Thursday, 4 August 2016

Thistles, galls and chalkhill blues

There were stormy skies over Grangelands this morning as I walked round. It was very windy on the Rifle Range side and the sun was in and out, so very few butterflies were flying, just a single small tortoiseshell and a couple of large whites. The great thing abut this reserve though is that you can walk around the base of Pulpit Hill, into Grangelands, and be much more sheltered from the wind.

It never ceases to amaze me how much can change in just a few days. The marbled whites, that seemed to be on every flower head a couple of weeks ago, had disappeared. Many of the flowers that were just starting to appear, such as the scabious and marjoram, were in full flower, making a beautiful display and aroma.
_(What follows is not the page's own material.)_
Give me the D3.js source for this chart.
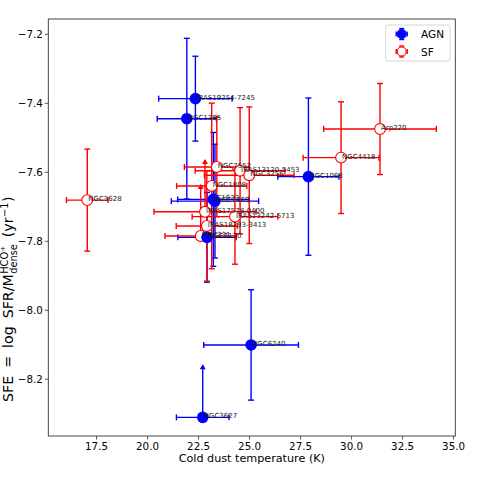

Scabious bobbing above the grass
The delicate, paper thin harebells and pretty purple stars of autumn gentian had both started to flower...
Harebell - looks almost like it has been cut out of paper
Autumn gentian
 ... but it was the thistles that had really burst into life since my last visit, popping up throughout the short turf. The purple dwarf thistles and beige carline thistles were all covered in bees and butterflies.

This bee was loving the dwarf thistles

Carline thistles
 This creeping thistle had gone to seed. I can't resist exploding thistle down!
Creeping thistle
There appeared to be some unusual 'gooseberry' shaped growths on its stem, which I've since found out were made by the larvae of the thistle gall fly, which burrow into the stem and cause this swelling or gall.
Not a gooseberry!

I was quite taken with the wonderful teasels.

Teasels, towering over the other wild flowers
I saw one red admiral and plenty of gatekeepers, meadow browns and large whites. I also saw what I'm pretty sure was a silver spotted skipper, although it didn't stay around long enough to get a photo and disappeared in a hurry.

Out of the wind, the chalkhill blues were out in large numbers, especially on their favourite slope. What you can't see from the photo is a flickering blue haze as the male butterflies flutter low to the ground. There must have been 30+ on this small slope alone. They were really enjoying the carline thistle flowers and it was good to see a few female butterflies around as well.
The chalkhill blues favourite slope


Female chalkhill blue
 I checked the small patch of dark mullein that grows there, but couldn't find any striped lychnis caterpillars on it.
Dark mullein
I also spotted a robin's pincushion gall, which is made by the larvae of a tiny gall wasp. It develops on the stems of wild roses, turning redder through the autumn. The larvae will feed on the plant throughout the winter and emerge as adults next spring.

Robin's pincushion
Another lovely walk around Grangelands and we made it round before the rain started!